Tonight as I drove, my mind connected the two. All too often, we as Christians stand on the sidewalk of life, completely overwhelmed because we don't think our God has shown up. For whatever reason we cannot see him. He's not there in the parking lot like we think he is supposed to be. Yet, He is.
Hannah thought she had looked all over and didn't see me. Yet, I was right there, a few spaces up from the bad parking teacher. Even when she saw me, there was little relief.
How similar we are. In my life I can continually be looking for God, wondering if he will ever show up in the things that matter to me. All too often, I find myself asking rather franticly, "Where are you?" Those are not good places to be. Even more, in the process, we freak out, losing ourselves in the fear of emptiness that we feel.
What is the point? We are no different than overly emotional pre-teens? Maybe. I think there is a little more to it.
My daughter has been learning her whole life about how steadfast and trustworthy her dad really is. I do everything I can. I will do everything I can to be perfection for the girl so she learns to trust in me. I want her to rely on me, on the good that I strive to be in her life. The way she learns that is by being around me, engaging with me, and having moments like today.

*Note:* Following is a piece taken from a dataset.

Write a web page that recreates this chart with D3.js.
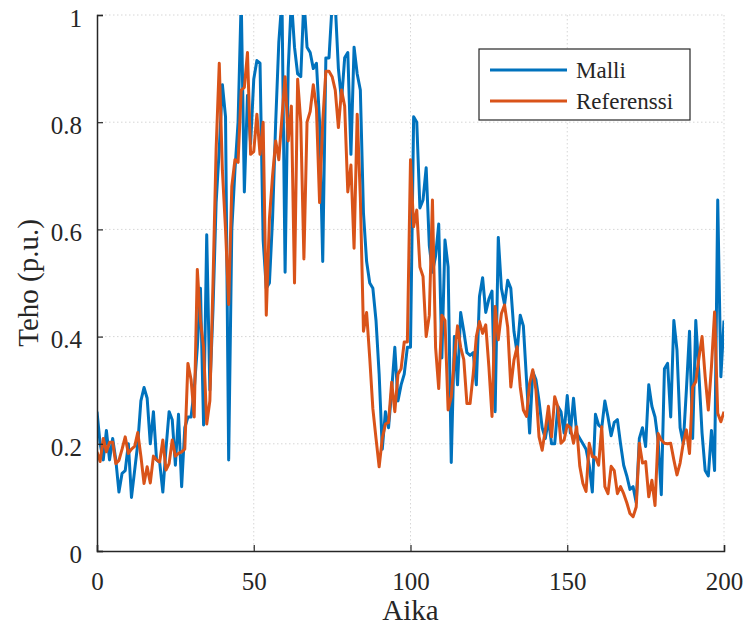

How are we learning about the perfection of God's steadfast and trustworthiness? Do we only rely on him and lean in when there is a crisis? When else should we be learning? Are we making time to study Him and learn about his nature in the easy times, when we can see that he is there in the car in the lot, right where he is supposed to be?
Every day I am Hannah's father, I come to realize there is more that I don't know and more that I need to learn so I can be the best for her. She is my child. She deserves the best. I want the best for her. I will give everything I am so she can have it, just like God the Father does for us.
Let us never stop learning about who God is. Let us continually lean on His perfection.